(Dataset items)
---*---
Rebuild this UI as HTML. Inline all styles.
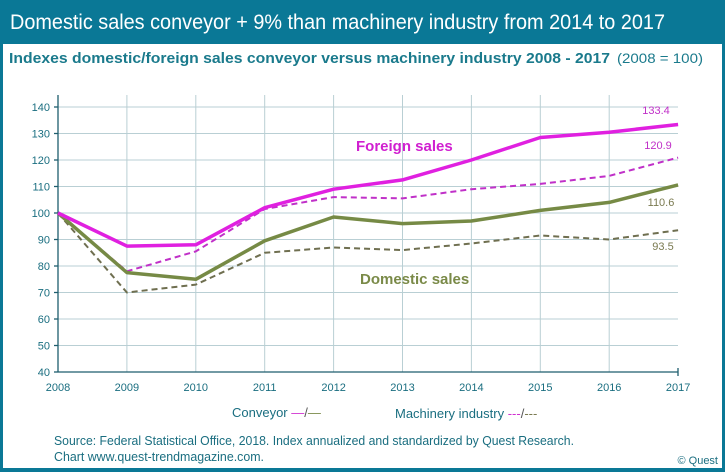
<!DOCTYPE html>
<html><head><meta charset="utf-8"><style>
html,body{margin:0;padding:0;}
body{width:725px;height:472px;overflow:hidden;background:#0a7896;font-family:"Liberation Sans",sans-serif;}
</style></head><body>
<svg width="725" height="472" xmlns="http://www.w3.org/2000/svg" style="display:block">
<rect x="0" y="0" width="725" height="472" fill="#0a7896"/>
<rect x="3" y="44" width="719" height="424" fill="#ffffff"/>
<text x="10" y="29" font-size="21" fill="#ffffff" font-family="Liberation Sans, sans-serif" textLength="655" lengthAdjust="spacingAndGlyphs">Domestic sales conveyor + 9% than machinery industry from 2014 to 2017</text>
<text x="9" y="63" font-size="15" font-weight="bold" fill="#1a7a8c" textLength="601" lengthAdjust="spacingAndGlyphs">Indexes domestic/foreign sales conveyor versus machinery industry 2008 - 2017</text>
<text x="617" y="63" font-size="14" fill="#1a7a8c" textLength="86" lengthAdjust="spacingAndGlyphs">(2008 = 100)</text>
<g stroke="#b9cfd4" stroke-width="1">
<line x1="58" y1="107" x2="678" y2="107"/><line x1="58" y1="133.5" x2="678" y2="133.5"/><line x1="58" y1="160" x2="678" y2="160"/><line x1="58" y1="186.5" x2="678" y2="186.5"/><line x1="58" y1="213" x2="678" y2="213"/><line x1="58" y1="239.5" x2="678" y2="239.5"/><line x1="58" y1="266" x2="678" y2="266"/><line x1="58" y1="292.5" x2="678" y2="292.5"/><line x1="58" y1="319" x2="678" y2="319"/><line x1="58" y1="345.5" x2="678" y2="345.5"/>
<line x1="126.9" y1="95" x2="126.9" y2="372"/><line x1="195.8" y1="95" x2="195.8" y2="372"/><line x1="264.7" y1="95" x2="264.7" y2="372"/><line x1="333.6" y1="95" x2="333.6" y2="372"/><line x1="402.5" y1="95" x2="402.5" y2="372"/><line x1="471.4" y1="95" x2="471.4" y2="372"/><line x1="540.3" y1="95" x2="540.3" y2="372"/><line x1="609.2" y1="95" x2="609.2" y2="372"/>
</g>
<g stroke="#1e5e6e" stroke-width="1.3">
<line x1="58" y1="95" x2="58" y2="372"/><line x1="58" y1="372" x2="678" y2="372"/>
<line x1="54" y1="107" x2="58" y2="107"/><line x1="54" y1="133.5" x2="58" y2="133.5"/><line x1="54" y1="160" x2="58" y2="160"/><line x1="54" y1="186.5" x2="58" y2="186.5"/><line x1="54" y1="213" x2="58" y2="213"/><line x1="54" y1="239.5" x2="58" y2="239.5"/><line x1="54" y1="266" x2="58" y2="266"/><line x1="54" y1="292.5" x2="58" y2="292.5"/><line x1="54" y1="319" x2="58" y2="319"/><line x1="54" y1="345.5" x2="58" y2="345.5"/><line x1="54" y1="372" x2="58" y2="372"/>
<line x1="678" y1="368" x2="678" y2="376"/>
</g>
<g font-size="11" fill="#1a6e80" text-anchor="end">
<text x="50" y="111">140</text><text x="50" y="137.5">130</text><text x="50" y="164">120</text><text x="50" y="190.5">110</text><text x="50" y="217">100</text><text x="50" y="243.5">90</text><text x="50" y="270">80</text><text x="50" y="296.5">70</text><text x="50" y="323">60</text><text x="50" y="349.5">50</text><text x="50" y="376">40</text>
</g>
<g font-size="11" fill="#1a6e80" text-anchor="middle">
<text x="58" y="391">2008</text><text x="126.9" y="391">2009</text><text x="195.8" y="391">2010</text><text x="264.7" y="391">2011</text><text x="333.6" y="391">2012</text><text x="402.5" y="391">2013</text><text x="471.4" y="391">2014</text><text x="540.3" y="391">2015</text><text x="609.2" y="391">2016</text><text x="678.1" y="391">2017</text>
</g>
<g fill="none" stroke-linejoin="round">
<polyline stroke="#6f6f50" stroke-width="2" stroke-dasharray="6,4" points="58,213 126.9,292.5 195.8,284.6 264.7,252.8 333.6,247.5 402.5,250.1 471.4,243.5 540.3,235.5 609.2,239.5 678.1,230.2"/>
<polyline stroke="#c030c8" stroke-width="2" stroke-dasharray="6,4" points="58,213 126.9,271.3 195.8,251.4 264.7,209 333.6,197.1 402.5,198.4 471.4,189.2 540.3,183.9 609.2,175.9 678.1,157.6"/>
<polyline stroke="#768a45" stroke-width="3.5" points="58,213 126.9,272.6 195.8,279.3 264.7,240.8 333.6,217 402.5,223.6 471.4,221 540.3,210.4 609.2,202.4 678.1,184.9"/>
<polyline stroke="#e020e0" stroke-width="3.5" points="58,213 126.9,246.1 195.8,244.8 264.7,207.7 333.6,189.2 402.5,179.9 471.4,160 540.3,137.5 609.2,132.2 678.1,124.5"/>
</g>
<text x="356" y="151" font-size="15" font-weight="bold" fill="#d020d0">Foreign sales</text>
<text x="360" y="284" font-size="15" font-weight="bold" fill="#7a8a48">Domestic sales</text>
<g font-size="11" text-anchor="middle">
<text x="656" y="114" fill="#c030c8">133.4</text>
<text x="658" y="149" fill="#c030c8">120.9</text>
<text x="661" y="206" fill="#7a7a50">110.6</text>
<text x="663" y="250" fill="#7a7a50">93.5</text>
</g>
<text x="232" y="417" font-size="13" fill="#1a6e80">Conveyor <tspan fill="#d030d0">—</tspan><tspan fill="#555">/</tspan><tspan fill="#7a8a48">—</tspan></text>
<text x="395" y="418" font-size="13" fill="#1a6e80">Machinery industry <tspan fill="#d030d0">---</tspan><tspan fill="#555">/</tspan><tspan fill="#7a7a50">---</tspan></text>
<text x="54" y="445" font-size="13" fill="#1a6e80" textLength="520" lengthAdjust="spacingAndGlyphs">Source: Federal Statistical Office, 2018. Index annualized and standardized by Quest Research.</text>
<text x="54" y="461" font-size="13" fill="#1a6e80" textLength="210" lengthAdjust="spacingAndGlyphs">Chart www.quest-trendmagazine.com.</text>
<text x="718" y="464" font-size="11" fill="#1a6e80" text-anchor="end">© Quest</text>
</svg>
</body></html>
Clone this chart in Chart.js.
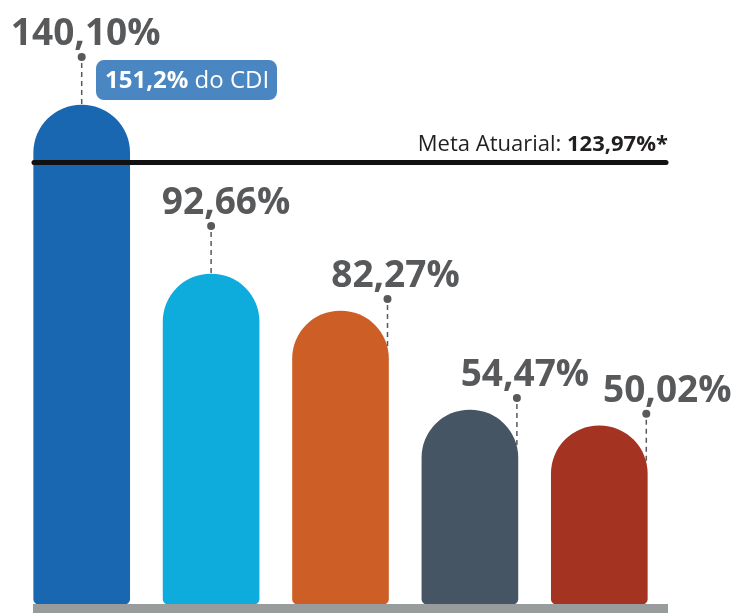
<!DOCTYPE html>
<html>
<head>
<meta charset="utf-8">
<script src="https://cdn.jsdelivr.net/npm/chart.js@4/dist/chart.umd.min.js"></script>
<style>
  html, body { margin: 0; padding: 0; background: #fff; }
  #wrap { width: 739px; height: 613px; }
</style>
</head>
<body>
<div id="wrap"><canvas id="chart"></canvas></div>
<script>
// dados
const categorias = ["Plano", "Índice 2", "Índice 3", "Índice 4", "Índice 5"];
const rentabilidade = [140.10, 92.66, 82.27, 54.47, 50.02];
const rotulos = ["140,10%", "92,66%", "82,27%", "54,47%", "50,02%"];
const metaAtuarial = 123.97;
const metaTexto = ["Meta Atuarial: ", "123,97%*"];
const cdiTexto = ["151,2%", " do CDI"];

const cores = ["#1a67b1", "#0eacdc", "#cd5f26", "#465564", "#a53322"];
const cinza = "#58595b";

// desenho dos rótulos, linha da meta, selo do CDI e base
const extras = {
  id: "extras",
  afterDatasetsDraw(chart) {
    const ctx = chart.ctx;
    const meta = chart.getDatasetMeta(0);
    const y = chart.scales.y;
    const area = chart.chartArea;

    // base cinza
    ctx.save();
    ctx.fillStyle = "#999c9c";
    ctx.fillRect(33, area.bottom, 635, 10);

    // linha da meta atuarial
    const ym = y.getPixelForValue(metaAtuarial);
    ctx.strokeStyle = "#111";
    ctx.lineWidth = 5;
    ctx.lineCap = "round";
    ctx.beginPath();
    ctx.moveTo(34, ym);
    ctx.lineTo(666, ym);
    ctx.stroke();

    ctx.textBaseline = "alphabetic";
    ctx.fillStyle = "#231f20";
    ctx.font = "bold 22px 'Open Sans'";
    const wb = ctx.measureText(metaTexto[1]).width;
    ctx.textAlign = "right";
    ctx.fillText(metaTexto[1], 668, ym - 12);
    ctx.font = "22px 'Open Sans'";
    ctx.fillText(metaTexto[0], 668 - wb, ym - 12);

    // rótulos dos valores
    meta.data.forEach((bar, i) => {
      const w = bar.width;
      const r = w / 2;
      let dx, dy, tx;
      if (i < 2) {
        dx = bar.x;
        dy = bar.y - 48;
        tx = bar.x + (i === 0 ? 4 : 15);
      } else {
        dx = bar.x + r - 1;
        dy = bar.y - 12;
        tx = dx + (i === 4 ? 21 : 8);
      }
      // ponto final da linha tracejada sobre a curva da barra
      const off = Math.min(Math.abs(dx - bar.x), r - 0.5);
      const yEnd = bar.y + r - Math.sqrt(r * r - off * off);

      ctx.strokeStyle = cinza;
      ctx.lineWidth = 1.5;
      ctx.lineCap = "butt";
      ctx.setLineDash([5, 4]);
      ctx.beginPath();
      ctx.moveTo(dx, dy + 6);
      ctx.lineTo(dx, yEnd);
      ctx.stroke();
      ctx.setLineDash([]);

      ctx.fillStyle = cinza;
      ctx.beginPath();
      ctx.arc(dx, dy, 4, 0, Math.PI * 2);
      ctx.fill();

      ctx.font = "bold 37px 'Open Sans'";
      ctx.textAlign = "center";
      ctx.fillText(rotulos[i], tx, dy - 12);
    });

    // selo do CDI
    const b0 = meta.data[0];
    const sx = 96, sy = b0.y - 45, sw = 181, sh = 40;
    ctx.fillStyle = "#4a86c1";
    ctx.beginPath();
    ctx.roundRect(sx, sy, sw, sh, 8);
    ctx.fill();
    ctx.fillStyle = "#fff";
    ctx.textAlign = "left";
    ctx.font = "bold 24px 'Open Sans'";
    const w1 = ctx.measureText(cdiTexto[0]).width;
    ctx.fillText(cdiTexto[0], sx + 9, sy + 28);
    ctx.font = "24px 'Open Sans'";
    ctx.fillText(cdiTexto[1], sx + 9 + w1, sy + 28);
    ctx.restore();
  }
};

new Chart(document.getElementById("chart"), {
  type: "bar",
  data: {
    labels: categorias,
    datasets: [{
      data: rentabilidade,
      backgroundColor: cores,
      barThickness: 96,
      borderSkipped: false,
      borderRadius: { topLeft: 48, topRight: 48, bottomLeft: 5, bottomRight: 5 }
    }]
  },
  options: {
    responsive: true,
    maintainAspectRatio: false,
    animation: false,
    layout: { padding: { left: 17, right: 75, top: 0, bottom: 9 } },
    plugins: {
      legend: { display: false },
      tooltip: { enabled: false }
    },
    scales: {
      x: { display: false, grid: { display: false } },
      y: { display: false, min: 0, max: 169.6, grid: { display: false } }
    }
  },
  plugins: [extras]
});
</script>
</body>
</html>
---*---
→ EXERCISE
Find the word "this" in the entries above and gather every line that holds it.

→ EXPECTED OUTPUT
Rebuild this UI as HTML. Inline all styles.
Clone this chart in Chart.js.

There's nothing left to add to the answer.